Getting useful results data out of traditional LMSs has been difficult at best; and, when it can be done, we’re left dealing with the data integration problem and navigating the Temple of Doom to find equivalences in the data that let us connect the dots.

(Image source: Scorm.com)

In contrast, xAPI is a standard built from the ground up to support data interoperability and portability. While doing the research that led to the xAPI standard, one of the most resounding complaints we heard from the industry at large was regarding the impenetrable data silo that the LMS represented.

Beyond standardized communication to standardized data

xAPI goes beyond the concept of a communication standard to also incorporate a flexible, standard format for the data itself.

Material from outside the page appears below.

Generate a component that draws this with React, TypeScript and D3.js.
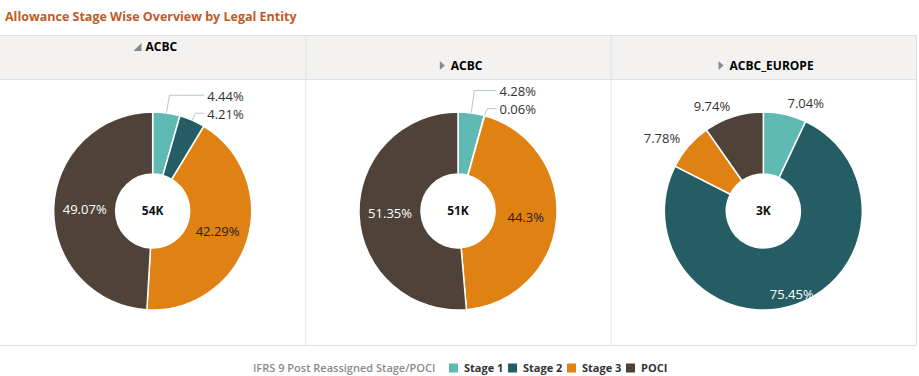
import React from "react";
import * as d3 from "d3";

const title = "Allowance Stage Wise Overview by Legal Entity";
const entities = ["ACBC", "ACBC", "ACBC_EUROPE"];
const expanded = [true, false, false];
const totals = ["54K", "51K", "3K"];
const stages = ["Stage 1", "Stage 2", "Stage 3", "POCI"];
const stage1 = [4.44, 4.28, 7.04];
const stage2 = [4.21, 0.06, 75.45];
const stage3 = [42.29, 44.3, 7.78];
const poci = [49.07, 51.35, 9.74];
const legendTitle = "IFRS 9 Post Reassigned Stage/POCI";

const colors = ["#5fbab4", "#245e64", "#e08114", "#4f4339"];
const insideText = ["#222", "#fff", "#222", "#fff"];

const W = 919;
const H = 376;
const panelLeft = 0;
const panelRight = 916;
const headerTop = 35;
const headerBottom = 79;
const panelBottom = 345;
const outerR = 99;
const innerR = 37;
const FONT = "'Open Sans', 'Noto Sans', sans-serif";

type Lbl = { text: string; x: number; y: number; anchor: string; leader?: string };

function Pie({ idx, cx, cy }: { idx: number; cx: number; cy: number }) {
  const vals = [stage1[idx], stage2[idx], stage3[idx], poci[idx]];
  const pie = d3.pie<number>().sort(null).value((d) => d);
  const arcs = pie(vals);
  const arc = d3.arc<d3.PieArcDatum<number>>().innerRadius(innerR).outerRadius(outerR);
  const total = d3.sum(vals);
  const inside: { text: string; x: number; y: number; color: string }[] = [];
  const outside: { text: string; a: number; x: number; y: number; anchor: string; ex: number; ey: number }[] = [];
  arcs.forEach((a, i) => {
    const mid = (a.startAngle + a.endAngle) / 2;
    const frac = a.value / total;
    const text = `${a.value}%`;
    if (a.value >= 10) {
      const r = frac > 0.6 ? 88 : 68;
      inside.push({ text, x: cx + r * Math.sin(mid), y: cy - r * Math.cos(mid), color: insideText[i] });
    } else {
      const r = 110;
      outside.push({
        text,
        a: mid,
        x: cx + r * Math.sin(mid),
        y: cy - r * Math.cos(mid),
        anchor: Math.sin(mid) >= 0 ? "start" : "end",
        ex: cx + outerR * Math.sin(mid),
        ey: cy - outerR * Math.cos(mid),
      });
    }
  });
  let collide = false;
  for (let i = 0; i < outside.length; i++)
    for (let j = i + 1; j < outside.length; j++)
      if (outside[i].anchor === outside[j].anchor && Math.abs(outside[i].y - outside[j].y) < 15) collide = true;
  const labels: Lbl[] = [];
  if (collide) {
    const tx = d3.max(outside, (o) => o.ex)! + 15;
    const ys: number[] = [];
    const n = outside.length;
    ys[n - 1] = outside[n - 1].ey - 6;
    for (let k = n - 2; k >= 0; k--) ys[k] = ys[k + 1] - 18;
    outside.forEach((o, k) => {
      labels.push({
        text: o.text,
        x: tx,
        y: ys[k],
        anchor: "start",
        leader: `M${o.ex},${o.ey}L${o.ex + 3},${ys[k] - 1}L${tx - 3},${ys[k] - 1}`,
      });
    });
  } else {
    outside.forEach((o) => labels.push({ text: o.text, x: o.x, y: o.y, anchor: o.anchor }));
  }
  return (
    <g>
      {arcs.map((a, i) => (
        <path key={i} d={arc(a)!} transform={`translate(${cx},${cy})`} fill={colors[i]} stroke="#fff" strokeWidth={1.5} />
      ))}
      {inside.map((l, i) => (
        <text key={i} x={l.x} y={l.y} dy="0.35em" textAnchor="middle" fontSize={13} fill={l.color} fontFamily={FONT}>
          {l.text}
        </text>
      ))}
      {labels.map((l, i) => (
        <g key={i}>
          {l.leader && <path d={l.leader} fill="none" stroke="#b5c9cd" strokeWidth={1} />}
          <text x={l.x} y={l.y} dy="0.35em" textAnchor={l.anchor as any} fontSize={13} fill="#333" fontFamily={FONT}>
            {l.text}
          </text>
        </g>
      ))}
      <text x={cx} y={cy} dy="0.35em" textAnchor="middle" fontSize={12} fontWeight="bold" fill="#111" fontFamily={FONT}>
        {totals[idx]}
      </text>
    </g>
  );
}

export default function App() {
  const x = d3.scaleBand<number>().domain(entities.map((_, i) => i)).range([panelLeft, panelRight]);
  const dividers = [x(1)!, x(2)!];
  const bw = x.bandwidth();

  const legendY = 368;
  const items = stages.map((s) => ({ s, w: s === "POCI" ? 22 : 34 }));
  const titleW = 180;
  const sw = 9;
  let totalW = titleW + 16;
  items.forEach((it, i) => {
    totalW += sw + 6 + it.w + (i < items.length - 1 ? 10 : 0);
  });
  const legendStart = (panelLeft + panelRight) / 2 - totalW / 2;
  const pos: { sx: number; tx: number }[] = [];
  let cur = legendStart + titleW + 16;
  items.forEach((it) => {
    pos.push({ sx: cur, tx: cur + sw + 6 });
    cur += sw + 6 + it.w + 10;
  });

  return (
    <svg width={W} height={H} style={{ position: "absolute", left: 0, top: 0 }} fontFamily={FONT}>
      <rect width={W} height={H} fill="#fff" />
      <text x={5} y={21} fontSize={12.5} fontWeight="bold" fill="#c25a26" fontFamily={FONT}>
        {title}
      </text>
      <rect x={panelLeft} y={headerTop} width={panelRight - panelLeft} height={headerBottom - headerTop} fill="#f3f2f1" />
      <line x1={panelLeft} x2={panelRight} y1={headerTop + 0.5} y2={headerTop + 0.5} stroke="#dedede" />
      <line x1={panelLeft} x2={panelRight} y1={headerBottom + 0.5} y2={headerBottom + 0.5} stroke="#dedede" />
      <line x1={panelLeft} x2={panelRight} y1={panelBottom + 0.5} y2={panelBottom + 0.5} stroke="#dedede" />
      <line x1={panelRight + 0.5} x2={panelRight + 0.5} y1={headerTop} y2={panelBottom} stroke="#dedede" />
      {dividers.map((d, i) => (
        <line key={i} x1={d + 0.5} x2={d + 0.5} y1={headerTop} y2={panelBottom} stroke="#e2e2e2" />
      ))}
      {entities.map((e, i) => {
        const cxh = x(i)! + bw / 2;
        const textW = e.length * 7.6;
        const groupW = 12 + textW;
        const gx = cxh - groupW / 2 + 2;
        const ty = expanded[i] ? 51 : 70;
        return (
          <g key={i}>
            {expanded[i] ? (
              <path d={`M${gx + 8},${ty - 8}L${gx + 8},${ty}L${gx},${ty}Z`} fill="#8a8a8a" />
            ) : (
              <path d={`M${gx + 1},${ty - 9}L${gx + 6},${ty - 4.5}L${gx + 1},${ty}Z`} fill="#8a8a8a" />
            )}
            <text x={gx + 12} y={ty} fontSize={12} fontWeight="bold" fill="#000" fontFamily={FONT}>
              {e}
            </text>
          </g>
        );
      })}
      {entities.map((_, i) => (
        <Pie key={i} idx={i} cx={x(i)! + bw / 2} cy={211} />
      ))}
      <text x={legendStart} y={legendY} dy="0.35em" fontSize={11} fontWeight="600" fill="#8a8a8a" fontFamily={FONT}>
        {legendTitle}
      </text>
      {items.map((it, i) => (
        <g key={i}>
          <rect x={pos[i].sx} y={legendY - 4.5} width={sw} height={sw} fill={colors[i]} />
          <text x={pos[i].tx} y={legendY} dy="0.35em" fontSize={11} fontWeight="bold" fill="#333" fontFamily={FONT}>
            {it.s}
          </text>
        </g>
      ))}
    </svg>
  );
}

Though an LRS still has the freedom to persist the data in whatever way makes sense—from SQL tables to JSON document stores—the xAPI specification details how that data can be extracted from it.

(apache 2 license by ADL)

This interface addresses both of the problems we’ve gone over in this article. Not only does the xAPI spec tell LRSs how to open up the wall of what would be yet another data silo, it also addresses the data integration problem by defining the common fields that all xAPI data can target.

This means that targeting the xAPI format with a given dataset leads directly to defining the equivalences we need to tell end-to-end stories with data, across people, groups, and systems. Though defining data in xAPI terms might be work in the short term, having the data integrated pays huge dividends when it comes to analyzing it and asking questions.


Integrating a world without silos

While we’re gaining access to important data from multiple sources every day, we need to connect that data to see a complete picture and fully comprehend what’s happening.

As we observe ourselves through an increasing number of lenses, we’re faced with the challenge of unifying those views at the data level. Though many avenues are being explored to ease the integration of data, targeting a common format, such as xAPI, has proven to be a viable strategy that has allowed many of us to gain novel insights across the organization.